The maritime tensions come amid broader military confrontations between the two nations. The conflict, which escalated dramatically in June 2025, saw Israel launch Operation Rising Lion against Iranian nuclear facilities, prompting Iranian missile attacks on Israeli cities including Tel Aviv. 'This marks a dangerous direct military confrontation after decades of proxy tensions,' observed a Middle East security expert. 'The imbalance in military power favors Israel, but Iran's ability to disrupt global shipping gives it significant leverage.'
International Mediation Efforts Intensify
Diplomatic channels have been active despite the hostilities. According to Reuters reporting from June 19, 2025, Iran engaged in direct diplomatic talks with the United States as tensions escalated between Iran and Israel. The discussions occurred amid intensifying regional conflict, with diplomats confirming bilateral communication between Tehran and Washington. This development suggests diplomatic efforts were underway to address the growing hostilities in the Middle East, with the US potentially serving as an intermediary.
The Trump administration appears to have played a role in brokering a ceasefire between the warring parties, though the situation remains fragile. Regional powers and international organizations continue to push for de-escalation, recognizing the global economic implications of continued conflict in these vital shipping lanes.

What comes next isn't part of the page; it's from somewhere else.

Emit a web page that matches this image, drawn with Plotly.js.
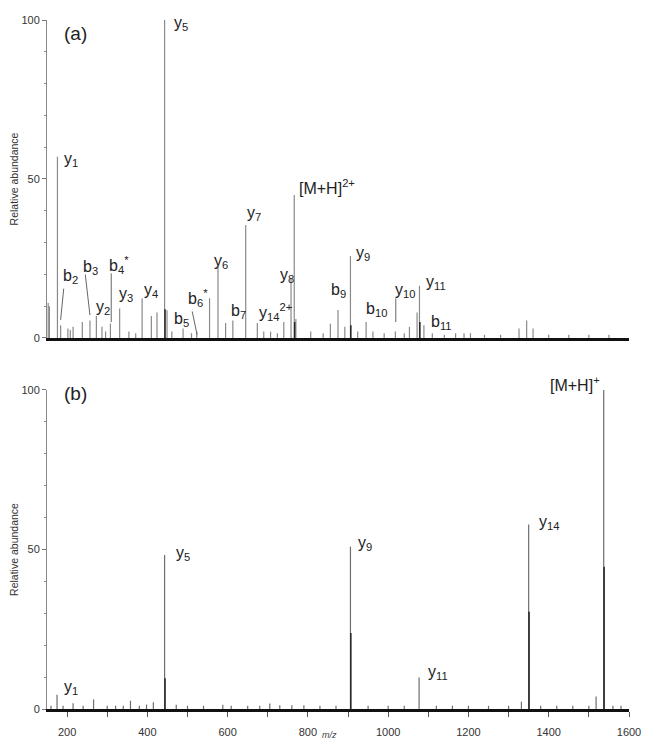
<!DOCTYPE html>
<html>
<head>
<meta charset="utf-8">
<script src="https://cdn.plot.ly/plotly-3.0.1.min.js"></script>
<style>html,body{margin:0;padding:0;background:#fff;}#chart{width:645px;height:740px;}</style>
</head>
<body>
<div id="chart"></div>
<script>
// ---------- Panel (a): MS/MS of [M+H]2+ ----------
var aMz = [153, 156, 176, 184, 202, 208, 215, 238, 257, 273, 287, 296, 308, 331, 354, 371, 387, 410, 424, 443, 449, 461, 489, 510, 523, 555, 576, 595, 613, 645, 674, 690, 707, 724, 740, 758, 766, 770, 807, 838, 856, 875, 892, 906, 924, 945, 962, 990, 1018, 1040, 1053, 1072, 1078, 1089, 1110, 1140, 1168, 1189, 1205, 1240, 1280, 1326, 1345, 1361, 1400, 1450, 1500, 1550];
var aAbund = [11, 10, 57, 4, 3, 2.5, 3.5, 5, 5.5, 6.9, 3.5, 2, 4.5, 9.3, 2, 1.5, 12.5, 6.9, 8, 100, 8.7, 2, 3, 1.5, 2, 12.5, 22.4, 4.7, 5.5, 35.5, 4.7, 2, 2, 1.5, 5, 18.8, 45, 6, 2, 1.5, 4.5, 8.8, 3.5, 25.8, 2, 5, 2, 1.5, 2, 1.5, 3.5, 8, 16.4, 4, 1.5, 1, 1.5, 1.5, 1.5, 1, 1, 3, 5.5, 3, 1, 1, 1, 1];
var aIsoMz = [444, 767, 907, 1079];
var aIsoAbund = [9, 5, 4, 5];

var aLabels = ["(a)", "y<sub>1</sub>", "b<sub>2</sub>", "b<sub>3</sub>", "y<sub>2</sub>", "b<sub>4</sub><sup>*</sup>", "y<sub>3</sub>", "y<sub>4</sub>", "y<sub>5</sub>", "b<sub>5</sub>", "b<sub>6</sub><sup>*</sup>", "y<sub>6</sub>", "b<sub>7</sub>", "y<sub>7</sub>", "y<sub>14</sub><sup>2+</sup>", "y<sub>8</sub>", "[M+H]<sup>2+</sup>", "y<sub>9</sub>", "b<sub>9</sub>", "b<sub>10</sub>", "y<sub>10</sub>", "y<sub>11</sub>", "b<sub>11</sub>"];
var aLabelMz = [187, 187, 185, 235, 267, 299, 324, 387, 461, 461, 496, 561, 603, 643, 673, 725, 773, 915, 852, 940, 1012, 1089, 1101];
var aLabelAbund = [95.9, 56, 19.2, 22.3, 9.7, 23, 13.8, 15, 99, 5.7, 12.6, 24, 8.2, 39.3, 8.2, 19.8, 47.5, 26.7, 15, 8.8, 15, 17.3, 5];

// leader lines: from label (start) to peak (end)
var aLeadStartMz = [192, 245, 310, 511, 1019];
var aLeadStartAb = [16, 20.4, 20.8, 8.8, 12.9];
var aLeadEndMz = [184, 257, 310, 524, 1019];
var aLeadEndAb = [5.7, 7.2, 5, 1, 5];

// ---------- Panel (b): MS/MS of [M+H]+ ----------
var bMz = [160, 175, 190, 215, 240, 266, 300, 321, 340, 358, 380, 398, 415, 443, 472, 500, 540, 588, 609, 650, 680, 705, 730, 760, 790, 830, 870, 906, 950, 1000, 1040, 1077, 1120, 1160, 1200, 1250, 1300, 1332, 1350, 1380, 1420, 1460, 1500, 1518, 1537, 1560, 1580];
var bAbund = [1, 4.5, 1, 1.8, 1, 3, 1, 1, 1, 2.6, 1, 1.4, 2.1, 48.3, 1.3, 1, 1, 1.3, 1, 1, 1, 1.7, 1.2, 1.2, 1.2, 1, 1, 50.9, 1, 1, 1, 9.9, 1, 1, 1, 1, 1, 2.3, 57.8, 1, 1, 1, 1, 3.9, 100, 1, 1];
var bIsoMz = [444, 907, 1351, 1538];
var bIsoAbund = [9.6, 23.8, 30.5, 44.6];

var bLabels = ["(b)", "y<sub>1</sub>", "y<sub>5</sub>", "y<sub>9</sub>", "y<sub>11</sub>", "y<sub>14</sub>", "[M+H]<sup>+</sup>"];
var bLabelMz = [187, 187, 466, 920, 1094, 1370, 1533];
var bLabelAbund = [99, 6.6, 48.9, 52, 11.3, 58.6, 100];

// ---------- build ----------
function sticks(mz, ab) {
  var x = [], y = [];
  for (var i = 0; i < mz.length; i++) { x.push(mz[i], mz[i], null); y.push(0, ab[i], null); }
  return {x: x, y: y};
}
var sA = sticks(aMz, aAbund), sAi = sticks(aIsoMz, aIsoAbund);
var sB = sticks(bMz, bAbund), sBi = sticks(bIsoMz, bIsoAbund);

var traces = [
  {x: sA.x, y: sA.y, xaxis: 'x', yaxis: 'y', mode: 'lines', line: {color: '#8a8a8a', width: 1.2}, hoverinfo: 'skip', showlegend: false},
  {x: sAi.x, y: sAi.y, xaxis: 'x', yaxis: 'y', mode: 'lines', line: {color: '#222', width: 1.5}, hoverinfo: 'skip', showlegend: false},
  {x: sB.x, y: sB.y, xaxis: 'x2', yaxis: 'y2', mode: 'lines', line: {color: '#6e6e6e', width: 1.2}, hoverinfo: 'skip', showlegend: false},
  {x: sBi.x, y: sBi.y, xaxis: 'x2', yaxis: 'y2', mode: 'lines', line: {color: '#222', width: 1.5}, hoverinfo: 'skip', showlegend: false}
];

var labFont = {family: 'Liberation Sans, Arial, sans-serif', size: 16, color: '#222'};
var annotations = [];
for (var i = 0; i < aLabels.length; i++) {
  annotations.push({xref: 'x', yref: 'y', x: aLabelMz[i], y: aLabelAbund[i], text: aLabels[i], showarrow: false,
    xanchor: 'left', yanchor: 'middle', font: i === 0 ? {family: labFont.family, size: 19, color: '#222'} : labFont});
}
for (var j = 0; j < aLeadStartMz.length; j++) {
  annotations.push({xref: 'x', yref: 'y', axref: 'x', ayref: 'y', x: aLeadEndMz[j], y: aLeadEndAb[j],
    ax: aLeadStartMz[j], ay: aLeadStartAb[j], text: '', showarrow: true, arrowhead: 0, arrowwidth: 1,
    arrowcolor: '#666', standoff: 0, startstandoff: 0});
}
for (var k = 0; k < bLabels.length; k++) {
  var last = (k === bLabels.length - 1);
  annotations.push({xref: 'x2', yref: 'y2', x: bLabelMz[k], y: bLabelAbund[k], text: bLabels[k], showarrow: false,
    xanchor: last ? 'right' : 'left', yanchor: 'middle', yshift: last ? 6 : 0,
    font: k === 0 ? {family: labFont.family, size: 19, color: '#222'} : labFont});
}
annotations.push({xref: 'paper', yref: 'paper', x: 0.485, y: -0.027, yanchor: 'top', text: '<i>m/z</i>', showarrow: false,
  font: {family: labFont.family, size: 9, color: '#444'}});

var tickFont = {family: 'Liberation Sans, Arial, sans-serif', size: 11, color: '#333'};
var yAxisBase = {
  range: [0, 100], tickvals: [0, 50, 100], ticks: 'outside', ticklen: 4, tickcolor: '#777',
  showline: true, linecolor: '#888', linewidth: 1, showgrid: false, zeroline: false,
  minor: {dtick: 10, ticks: 'outside', ticklen: 2, tickcolor: '#888'},
  tickfont: tickFont, fixedrange: true,
  title: {text: 'Relative abundance', font: {family: 'Liberation Sans, Arial, sans-serif', size: 10.5, color: '#333'}, standoff: 0}
};

var layout = {
  width: 645, height: 740,
  margin: {l: 47, r: 16, t: 20, b: 31},
  paper_bgcolor: '#fff', plot_bgcolor: '#fff',
  showlegend: false,
  xaxis: {domain: [0, 1], range: [150, 1600], anchor: 'y', showticklabels: false, ticks: '',
    showline: true, linecolor: '#111', linewidth: 3, showgrid: false, zeroline: false},
  yaxis: Object.assign({}, yAxisBase, {domain: [0.5385, 1], anchor: 'x'}),
  xaxis2: {domain: [0, 1], range: [150, 1600], anchor: 'y2', dtick: 200, tick0: 0, ticks: 'outside', ticklen: 5,
    tickcolor: '#555', showline: true, linecolor: '#111', linewidth: 3, showgrid: false, zeroline: false,
    minor: {dtick: 100, ticks: 'outside', ticklen: 5, tickcolor: '#555'},
    tickfont: tickFont, ticklabelstandoff: 6},
  yaxis2: Object.assign({}, yAxisBase, {domain: [0, 0.463], anchor: 'x2'}),
  annotations: annotations
};

Plotly.newPlot('chart', traces, layout, {staticPlot: true, displayModeBar: false});
</script>
</body>
</html>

Global Economic Implications
The shipping industry's adaptation to these new realities involves route adjustments, enhanced risk assessments, and coordinated responses. Greek authorities have advised their merchant fleet to log all voyages through the strait, while the regional maritime threat level remains elevated due to continued strikes between Israel and Iran.
'Even the threat of military activity around this narrow routing could significantly disrupt global shipping,' warned an industry expert from Bimco. 'We've seen similar patterns when Houthi attacks redirected Red Sea traffic around Africa, but the scale here is potentially much larger given the volume of oil passing through Hormuz.'
The conflict has far-reaching implications beyond immediate shipping disruptions. Global energy markets face volatility, great power rivalries are being tested, and nuclear non-proliferation efforts in the region have suffered significant setbacks. Humanitarian concerns also loom large, with civilian casualties reported on both sides during the June 2025 exchanges.
As the situation continues to evolve, maritime stakeholders remain vigilant. The shipping industry's ability to adapt to these geopolitical challenges will be crucial for maintaining global trade flows, but continued escalation could test the resilience of international supply chains to their limits.